Mihret has now taken to pointing at things. This is a normal developmental step that pretty much every book will tell you is exactly what she should be doing at this point.

The problem came when we tried to figure out what she wanted. “Da!” she would say. “Da! Da!”

The word “Da!” rhymes with cat, by the way.

For a long time, we thought she was saying some variation of “Daddy” or “Da-da,” but no, it seems she’s saying, “That!”

Or perhaps, “That?”

This is also a pretty common baby term, at least in my experience. A couple of years ago Kara and I offered to babysit for a friend of ours whose daughter was about two at the time.

Kara referred to it as practice, but I don’t really think of babysitting as practice. If you’re getting paid for it, it’s like any job. You take a certain amount of the good with the bad, and at the end of the day you collect a check.

If you’re doing it out of the kindness of your heart (as we were) you hope that the kid is reasonably well-behaved (she was great) and once the kid gets bored with you, you’re mostly stuck sitting around waiting for the parents to come back so you can go back to doing whatever you do with your free time.

As we all know, parenting isn’t like that at all. No one is coming to rescue you, and no one is going to give you money. Sounds like a horror movie, almost, only with baby cuteness thrown in.

Our friend’s daughter was (and still is) really into books, so we spent most of the time reading. We’d open a book, and look at something, and then it was a race of sorts.

Sometimes she would point at a picture, and say, “What’s dat?” And I would tell her that it was a doggy, or a kitty, or whatever it was.

Otherwise, I would turn the page, point, and say, “What’s that?” Then the onus would be on her to name the object in question.

Other times, I would turn it around on her. I’d get a “What’s dat?” And I would say, “That’s a doggy. What does a doggy say?”

Then it was her job to say, “Woof, woof.”

Returning to the subject of my own kiddo, I’m often a little perplexed as to what she’s pointing at. I get a pointer finger and an eager “Da!” and she could be pointing at just about anything in the general direction of “in front of her.”

So then I’m forced to walk her over to the area she’s looking at, point DIRECTLY at one of the objects, and say, “Coffee table.” Or, “Couch.” Or, “That’s your ball. Is that your ball? That’s your ball!”

Because parenting is all about confirmation and enthusiasm.

The “Is that your…?” variation of the game was introduced by Kara, for reasons I’m not certain of.

More recently, Mihret has added a new word that we’re only about 50% sure we understand.

A few weeks ago, my parents were watching Mihret when she said, clear as day, “Na-na.” Since my mother was giving her bananas at the time, she figured that her granddaughter had learned the word “Banana,” or at least the childhood variation of it.

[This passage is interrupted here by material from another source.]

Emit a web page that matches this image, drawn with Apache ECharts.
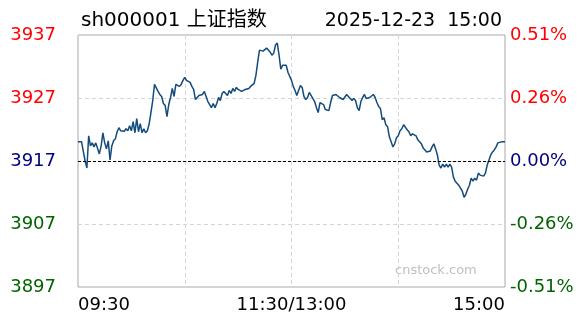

Of course, Kara and I never heard her say it, ever. And we encouraged her, offering her bananas and treats made from bananas right and left. Never a “Na-na!” was heard.

Until the other night, when we were giving her foods that didn’t resemble bananas even in the slightest.

This puzzled us. There were no bananas anywhere. And yet, she was pointing and saying, “Na-na!” in a tone that indicated, roughly, that she was very displeased with our performance as parents, and for the love of all that is good can we not just give her what she wants?

After much head-scratching, we determined that what she wanted was her drink. “Na-na,” it seems, means some variation of, “Want that!”

We think. Or it could be, “I demand a beverage!” We may never know.